═════ GIVEN INFORMATION ═════
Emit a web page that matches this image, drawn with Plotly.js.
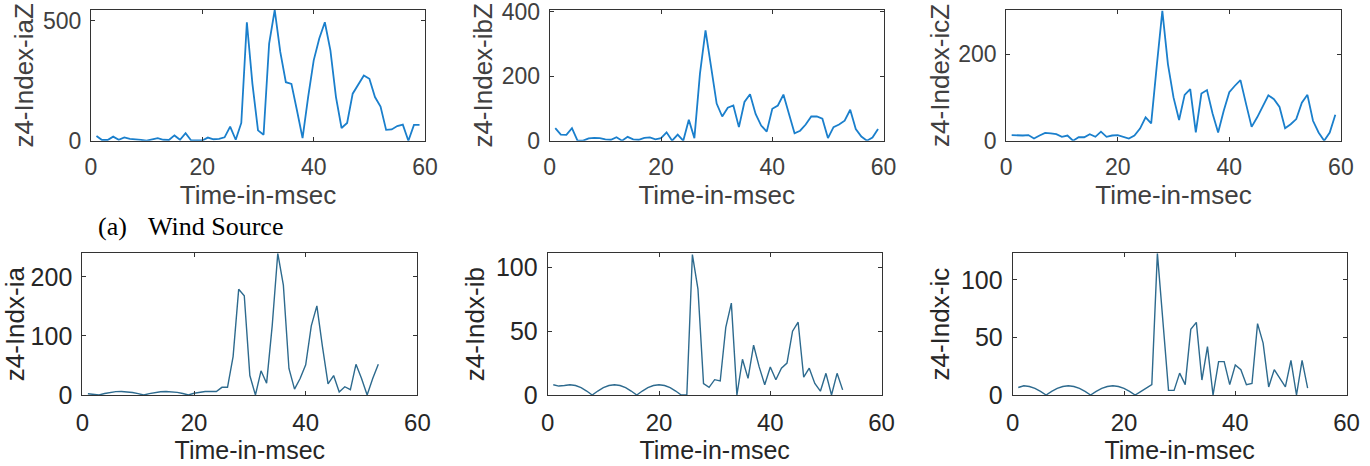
<!DOCTYPE html>
<html>
<head>
<meta charset="utf-8">
<script src="https://cdn.plot.ly/plotly-3.0.1.min.js"></script>
<style>html,body{margin:0;padding:0;background:#fff}#chart{width:1370px;height:466px}</style>
</head>
<body>
<div id="chart"></div>
<script>
// ---------- data ----------
const timeTop = [1,2,3,4,5,6,7,8,9,10,11,12,13,14,15,16,17,18,19,20,21,22,23,24,25,26,27,28,29,30,31,32,33,34,35,36,37,38,39,40,41,42,43,44,45,46,47,48,49,50,51,52,53,54,55,56,57,58,59];
const timeBottom = [1,2,3,4,5,6,7,8,9,10,11,12,13,14,15,16,17,18,19,20,21,22,23,24,25,26,27,28,29,30,31,32,33,34,35,36,37,38,39,40,41,42,43,44,45,46,47,48,49,50,51,52,53];

const indexIaZ = [20,3,3,17,4,14,8,4,3,0,6,11,4,3,22,4,31,1,1,1,13,6,8,14,59,4,74,494,237,43,25,405,545,370,244,237,126,11,182,335,426,494,377,182,53,74,196,237,272,258,182,142,45,47,61,67,0,66,66];
const indexIbZ = [39,19,18,39,0,0,7,9,8,4,3,11,0,12,4,3,9,10,4,8,26,0,19,0,65,8,208,342,229,115,75,102,109,42,120,144,83,47,28,99,109,143,83,23,31,50,75,75,68,8,42,50,62,96,36,13,0,10,36];
const indexIcZ = [13,12,12,13,5,12,18,17,15,9,12,0,8,8,15,9,21,9,12,13,9,5,12,28,54,40,173,300,177,100,48,106,119,19,109,117,63,19,69,112,127,140,85,32,54,78,105,96,78,29,38,50,88,106,46,19,0,19,60];

const indxIa = [2,1,0,2.5,4.5,5.7,6,5.5,4.2,2.3,0,2.3,4.2,5.5,6,5.6,4.5,2.5,0,3,4.5,6,6,6,13,13,65,179,168,33,0,41,20,117,240,186,45,10,28,51,117,151,82,19,33,5,14,9,52,28,0,28,52];
const indxIb = [8,7,7.4,8,7.4,5.7,3.1,0,3.1,5.7,7.4,8,7.4,5.7,3.1,0,3.1,5.7,7.4,8,7.4,5.7,3.1,0,0,110,83,9,6,12,11,53,72,0,28,13,39,22,8,22,12,21,25,50,57,14,21,9,3,17,0,17,4];
const indxIc = [6.5,8,7.4,5.7,3.1,0,3.1,5.7,7.4,8,7.4,5.7,3.1,0,3.1,5.7,7.4,8,7.4,5.7,3.1,0,3,6,9,123,60,4,4,19,9,57,63,13,42,0,29,29,9,26,22,9,10,62,45,7,22,15,7,30,0,30,6];

const yTitles = ['z4-Index-iaZ','z4-Index-ibZ','z4-Index-icZ','z4-Indx-ia','z4-Indx-ib','z4-Indx-ic'];
const xTitle = 'Time-in-msec';
const xTicks = [0,20,40,60];
const yTicks = [[0,500],[0,200,400],[0,200],[0,100,200],[0,50,100],[0,50,100]];
const yMax = [545,405,302,240,111,123];
const captionLabel = '(a)';
const captionText = 'Wind Source';

// ---------- layout geometry (pixels) ----------
const W = 1370, H = 466;
const boxes = [
  [90.9,425.1,10,140.7],[549.7,883.6,10,140.7],[1006.1,1340.9,10,140.7],
  [82.3,417.4,253.3,395],[547.7,881.6,253.3,395],[1012.7,1346.6,253.3,395]
];
const yTitleStandoff = [1,1,1,9,3,3];
const series = [
  [timeTop, indexIaZ],[timeTop, indexIbZ],[timeTop, indexIcZ],
  [timeBottom, indxIa],[timeBottom, indxIb],[timeBottom, indxIc]
];

const traces = [];
const layout = {
  width: W, height: H,
  margin: {l:0,r:0,t:0,b:0},
  paper_bgcolor: '#ffffff', plot_bgcolor: '#ffffff',
  showlegend: false,
  font: {family: 'Liberation Sans, Arial, sans-serif'},
  annotations: []
};

series.forEach((s, i) => {
  const n = i + 1;
  const top = i < 3;
  const txtCol = top ? '#404040' : '#262626';
  traces.push({
    x: s[0], y: s[1], type: 'scatter', mode: 'lines',
    xaxis: 'x' + n, yaxis: 'y' + n,
    line: {color: top ? '#1a7fcc' : '#2d6a8e', width: top ? 1.8 : 1.4},
    hoverinfo: 'skip', cliponaxis: true
  });
  const b = boxes[i];
  const xa = {
    domain: [b[0]/W, b[1]/W], anchor: 'y' + n,
    range: [0, 60], tickvals: xTicks, ticktext: xTicks.map(String),
    showgrid: false, zeroline: false,
    showline: true, mirror: 'ticks', linecolor: '#333333', linewidth: 1,
    ticks: 'inside', ticklen: 4, tickcolor: '#333333',
    tickfont: {size: top ? 23 : 24, color: txtCol},
    ticklabelstandoff: top ? 6 : 6, ticklabeloverflow: 'allow',
    title: {text: xTitle, font: {size: top ? 26 : 25, color: txtCol}, standoff: top ? 1 : 6},
    automargin: false, fixedrange: true
  };
  const ya = {
    domain: [1 - b[3]/H, 1 - b[2]/H], anchor: 'x' + n,
    range: [0, yMax[i]], tickvals: yTicks[i], ticktext: yTicks[i].map(String),
    showgrid: false, zeroline: false,
    showline: true, mirror: 'ticks', linecolor: '#333333', linewidth: 1,
    ticks: 'inside', ticklen: 4, tickcolor: '#333333',
    tickfont: {size: top ? 23 : 25, color: txtCol},
    ticklabelstandoff: 4, ticklabeloverflow: 'allow',
    title: {text: yTitles[i], font: {size: 26, color: txtCol}, standoff: yTitleStandoff[i]},
    automargin: false, fixedrange: true
  };
  layout['xaxis' + n] = xa;
  layout['yaxis' + n] = ya;
});

layout.annotations.push(
  {text: captionLabel, xref: 'paper', yref: 'paper', x: 96/W, y: 1 - 226/H,
   xanchor: 'left', yanchor: 'middle', showarrow: false,
   font: {family: 'Liberation Serif, Times New Roman, serif', size: 26, color: '#000'}},
  {text: captionText, xref: 'paper', yref: 'paper', x: 146/W, y: 1 - 226/H,
   xanchor: 'left', yanchor: 'middle', showarrow: false,
   font: {family: 'Liberation Serif, Times New Roman, serif', size: 26, color: '#000'}}
);

Plotly.newPlot('chart', traces, layout, {staticPlot: true, displayModeBar: false});
</script>
</body>
</html>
═════
GIVEN REQUEST
Copy the listing exactly. Any image in it stays out of the copy.

FINISHED ANSWER
Emit a web page that matches this image, drawn with Plotly.js.
<!DOCTYPE html>
<html>
<head>
<meta charset="utf-8">
<script src="https://cdn.plot.ly/plotly-3.0.1.min.js"></script>
<style>html,body{margin:0;padding:0;background:#fff}#chart{width:1370px;height:466px}</style>
</head>
<body>
<div id="chart"></div>
<script>
// ---------- data ----------
const timeTop = [1,2,3,4,5,6,7,8,9,10,11,12,13,14,15,16,17,18,19,20,21,22,23,24,25,26,27,28,29,30,31,32,33,34,35,36,37,38,39,40,41,42,43,44,45,46,47,48,49,50,51,52,53,54,55,56,57,58,59];
const timeBottom = [1,2,3,4,5,6,7,8,9,10,11,12,13,14,15,16,17,18,19,20,21,22,23,24,25,26,27,28,29,30,31,32,33,34,35,36,37,38,39,40,41,42,43,44,45,46,47,48,49,50,51,52,53];

const indexIaZ = [20,3,3,17,4,14,8,4,3,0,6,11,4,3,22,4,31,1,1,1,13,6,8,14,59,4,74,494,237,43,25,405,545,370,244,237,126,11,182,335,426,494,377,182,53,74,196,237,272,258,182,142,45,47,61,67,0,66,66];
const indexIbZ = [39,19,18,39,0,0,7,9,8,4,3,11,0,12,4,3,9,10,4,8,26,0,19,0,65,8,208,342,229,115,75,102,109,42,120,144,83,47,28,99,109,143,83,23,31,50,75,75,68,8,42,50,62,96,36,13,0,10,36];
const indexIcZ = [13,12,12,13,5,12,18,17,15,9,12,0,8,8,15,9,21,9,12,13,9,5,12,28,54,40,173,300,177,100,48,106,119,19,109,117,63,19,69,112,127,140,85,32,54,78,105,96,78,29,38,50,88,106,46,19,0,19,60];

const indxIa = [2,1,0,2.5,4.5,5.7,6,5.5,4.2,2.3,0,2.3,4.2,5.5,6,5.6,4.5,2.5,0,3,4.5,6,6,6,13,13,65,179,168,33,0,41,20,117,240,186,45,10,28,51,117,151,82,19,33,5,14,9,52,28,0,28,52];
const indxIb = [8,7,7.4,8,7.4,5.7,3.1,0,3.1,5.7,7.4,8,7.4,5.7,3.1,0,3.1,5.7,7.4,8,7.4,5.7,3.1,0,0,110,83,9,6,12,11,53,72,0,28,13,39,22,8,22,12,21,25,50,57,14,21,9,3,17,0,17,4];
const indxIc = [6.5,8,7.4,5.7,3.1,0,3.1,5.7,7.4,8,7.4,5.7,3.1,0,3.1,5.7,7.4,8,7.4,5.7,3.1,0,3,6,9,123,60,4,4,19,9,57,63,13,42,0,29,29,9,26,22,9,10,62,45,7,22,15,7,30,0,30,6];

const yTitles = ['z4-Index-iaZ','z4-Index-ibZ','z4-Index-icZ','z4-Indx-ia','z4-Indx-ib','z4-Indx-ic'];
const xTitle = 'Time-in-msec';
const xTicks = [0,20,40,60];
const yTicks = [[0,500],[0,200,400],[0,200],[0,100,200],[0,50,100],[0,50,100]];
const yMax = [545,405,302,240,111,123];
const captionLabel = '(a)';
const captionText = 'Wind Source';

// ---------- layout geometry (pixels) ----------
const W = 1370, H = 466;
const boxes = [
  [90.9,425.1,10,140.7],[549.7,883.6,10,140.7],[1006.1,1340.9,10,140.7],
  [82.3,417.4,253.3,395],[547.7,881.6,253.3,395],[1012.7,1346.6,253.3,395]
];
const yTitleStandoff = [1,1,1,9,3,3];
const series = [
  [timeTop, indexIaZ],[timeTop, indexIbZ],[timeTop, indexIcZ],
  [timeBottom, indxIa],[timeBottom, indxIb],[timeBottom, indxIc]
];

const traces = [];
const layout = {
  width: W, height: H,
  margin: {l:0,r:0,t:0,b:0},
  paper_bgcolor: '#ffffff', plot_bgcolor: '#ffffff',
  showlegend: false,
  font: {family: 'Liberation Sans, Arial, sans-serif'},
  annotations: []
};

series.forEach((s, i) => {
  const n = i + 1;
  const top = i < 3;
  const txtCol = top ? '#404040' : '#262626';
  traces.push({
    x: s[0], y: s[1], type: 'scatter', mode: 'lines',
    xaxis: 'x' + n, yaxis: 'y' + n,
    line: {color: top ? '#1a7fcc' : '#2d6a8e', width: top ? 1.8 : 1.4},
    hoverinfo: 'skip', cliponaxis: true
  });
  const b = boxes[i];
  const xa = {
    domain: [b[0]/W, b[1]/W], anchor: 'y' + n,
    range: [0, 60], tickvals: xTicks, ticktext: xTicks.map(String),
    showgrid: false, zeroline: false,
    showline: true, mirror: 'ticks', linecolor: '#333333', linewidth: 1,
    ticks: 'inside', ticklen: 4, tickcolor: '#333333',
    tickfont: {size: top ? 23 : 24, color: txtCol},
    ticklabelstandoff: top ? 6 : 6, ticklabeloverflow: 'allow',
    title: {text: xTitle, font: {size: top ? 26 : 25, color: txtCol}, standoff: top ? 1 : 6},
    automargin: false, fixedrange: true
  };
  const ya = {
    domain: [1 - b[3]/H, 1 - b[2]/H], anchor: 'x' + n,
    range: [0, yMax[i]], tickvals: yTicks[i], ticktext: yTicks[i].map(String),
    showgrid: false, zeroline: false,
    showline: true, mirror: 'ticks', linecolor: '#333333', linewidth: 1,
    ticks: 'inside', ticklen: 4, tickcolor: '#333333',
    tickfont: {size: top ? 23 : 25, color: txtCol},
    ticklabelstandoff: 4, ticklabeloverflow: 'allow',
    title: {text: yTitles[i], font: {size: 26, color: txtCol}, standoff: yTitleStandoff[i]},
    automargin: false, fixedrange: true
  };
  layout['xaxis' + n] = xa;
  layout['yaxis' + n] = ya;
});

layout.annotations.push(
  {text: captionLabel, xref: 'paper', yref: 'paper', x: 96/W, y: 1 - 226/H,
   xanchor: 'left', yanchor: 'middle', showarrow: false,
   font: {family: 'Liberation Serif, Times New Roman, serif', size: 26, color: '#000'}},
  {text: captionText, xref: 'paper', yref: 'paper', x: 146/W, y: 1 - 226/H,
   xanchor: 'left', yanchor: 'middle', showarrow: false,
   font: {family: 'Liberation Serif, Times New Roman, serif', size: 26, color: '#000'}}
);

Plotly.newPlot('chart', traces, layout, {staticPlot: true, displayModeBar: false});
</script>
</body>
</html>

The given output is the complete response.